Matthew Ward's Thesis Project Topics
- Visual Data Mining:
Data mining involves exploring databases to try and discover data relationships
which are not explicitly stored within the databases. Traditional techniques
involve statistical analysis, clustering, and pattern matching. Many current
efforts are underway to integrate visualization into this process. This
project involves examining the benefits that would result from using
multivariate data visualization in conjunction with analytic methods
to explore databases.
- Perceptual Benchmarking:
There have been a large number of techniques developed over time for the
display of multivariate data, yet little work has been done on evaluating
the relative effectiveness of each technique. It is conjectured that the
usefulness of each method depends both on the characteristics of the data
(size, number of parameters) and the perception task at hand
detect/classify, patterns/clusters/anomalies). This project involves the
development of benchmarks for comparing the effectiveness of visualization
techniques and running experiments with human subjects to assess the
quality of the benchmarks.
- Extensions to XmdvTool:
XmdvTool
is a package developed by myself and Allen Martin (MS '95) for the
visualization and exploration of multivariate data using a variety of
projection and interaction methods. Additional work on this tool can focus on
a number of areas, including the integration of animation, specialized tools
for each of the projection methods (similar to work done by Jeff LeBlanc MS '91
and Rajeev Tipnis MS '92), tailoring visualizations based on data semantics,
an intelligent data configuration front-end, and customizable "smart" probes.

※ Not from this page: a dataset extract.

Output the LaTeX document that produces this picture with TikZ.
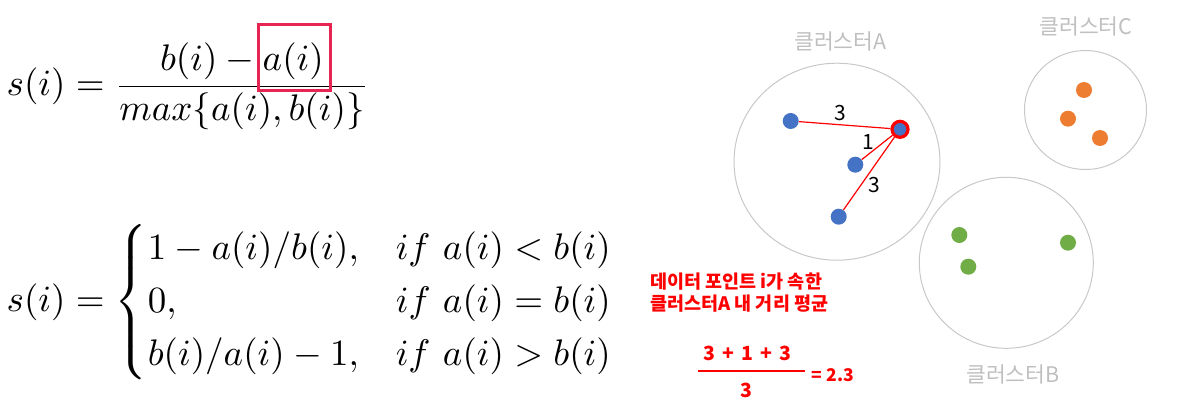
\documentclass[tikz,border=0pt]{standalone}
\usepackage{amsmath}
\usepackage{fontspec}
\newfontfamily\kr{Noto Sans CJK KR}
\usetikzlibrary{shapes.geometric}
\definecolor{boxred}{RGB}{232,36,82}
\definecolor{circgray}{RGB}{200,200,200}
\definecolor{labgray}{RGB}{191,191,191}
\definecolor{blueA}{RGB}{68,114,196}
\definecolor{orangeC}{RGB}{237,125,49}
\definecolor{greenB}{RGB}{112,173,71}
\definecolor{pred}{RGB}{255,0,0}
\tikzset{
  mathnode/.style={inner sep=0pt, scale=3.7},
  cluster/.style={ellipse, draw=circgray, line width=1pt, inner sep=0pt},
  dotnode/.style={circle, inner sep=0pt, minimum size=16pt},
  glabel/.style={text=labgray, inner sep=0pt, font=\kr\fontsize{21.5}{25}\selectfont},
  elabel/.style={inner sep=0pt, font=\kr\fontsize{21}{25}\selectfont},
  redline/.style={draw=pred, line width=1.2pt},
  redtext/.style={text=pred, inner sep=0pt, font=\kr\bfseries\fontsize{18.5}{21.6}\selectfont}
}
\begin{document}
\begin{tikzpicture}[x=1pt,y=-1pt]
\useasboundingbox (0,0) rectangle (1181,409);
% formulas
\node[mathnode, anchor=base west] (f1) at (6,95.5)
  {$\displaystyle s(i)=\frac{b(i)-a(i)}{max\{a(i),b(i)\}}$};
\node[draw=boxred, line width=3pt, minimum width=72pt, minimum height=66pt, inner sep=0pt] (box) at (294.2,58) {};
\node[mathnode, anchor=base west] (f2) at (6,311)
  {$\displaystyle s(i)=\begin{cases}1-a(i)/b(i), & if\ a(i)<b(i)\\ 0, & if\ a(i)=b(i)\\ b(i)/a(i)-1, & if\ a(i)>b(i)\end{cases}$};
% clusters
\node[cluster, minimum width=206pt, minimum height=197pt] (cA) at (837,161.7) {};
\node[cluster, minimum width=122pt, minimum height=119pt] (cC) at (1085.5,110) {};
\node[cluster, minimum width=174pt, minimum height=171pt] (cB) at (1006.3,262.8) {};
\node[glabel] (lA) at (840.5,41.7) {클러스터A};
\node[glabel] (lC) at (1086,26.7) {클러스터C};
\node[glabel] (lB) at (1013,374) {클러스터B};
% points
\node[dotnode, fill=blueA] (a1) at (790.7,121) {};
\node[dotnode, fill=blueA] (a2) at (855.3,164.7) {};
\node[dotnode, fill=blueA] (a3) at (838.7,216.7) {};
\node[dotnode, fill=blueA, draw=pred, line width=3.2pt] (pi) at (900,129.3) {};
\node[dotnode, fill=orangeC] (c1) at (1084,90) {};
\node[dotnode, fill=orangeC] (c2) at (1068,118.7) {};
\node[dotnode, fill=orangeC] (c3) at (1100,138) {};
\node[dotnode, fill=greenB] (b1) at (959.3,235) {};
\node[dotnode, fill=greenB] (b2) at (968.3,266.7) {};
\node[dotnode, fill=greenB] (b3) at (1068,242.7) {};
% distances
\draw[redline] (a1) -- (pi);
\draw[redline] (a2) -- (pi);
\draw[redline] (a3) -- (pi);
\node[elabel] (d1) at (840,112.7) {3};
\node[elabel] (d2) at (868.3,141.7) {1};
\node[elabel] (d3) at (874.3,185) {3};
% red annotation
\node[redtext, anchor=west, align=left] (note) at (650,292.5) {데이터 포인트 i가 속한\\클러스터A 내 거리 평균};
\node[redtext, font=\kr\bfseries\fontsize{19.5}{22}\selectfont] (num) at (747.5,353.3) {3\hspace{7pt}+\hspace{7pt}1\hspace{7pt}+\hspace{7pt}3};
\draw[pred, line width=2.7pt] (698,371) -- (805,371);
\node[redtext, font=\kr\bfseries\fontsize{19.5}{22}\selectfont] (den) at (746.7,390) {3};
\node[redtext, anchor=west, font=\kr\bfseries\fontsize{17.5}{20}\selectfont] (res) at (811.7,375) {= 2.3};
\end{tikzpicture}
\end{document}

A current NSF grant is focused on extending the visualization techniques in
XmdvTool to handle very large, hierarchical data sets.
- Extensions to MAVIS:
MAVIS
is a program written by Chris Bentley (MS '96) which uses a statistical
technique known as Multidimensional Scaling (MDS) to display multivariate data.
MDS is an iterative refinement method for positioning n-dimensional data into
a lower dimensional space, and MAVIS animates this process in 1-D, 2-D, or 3-D.
It supports numerous ways of visualizing the evolution over time via animation
and flow visualization, and provides numerous ways of controlling the process.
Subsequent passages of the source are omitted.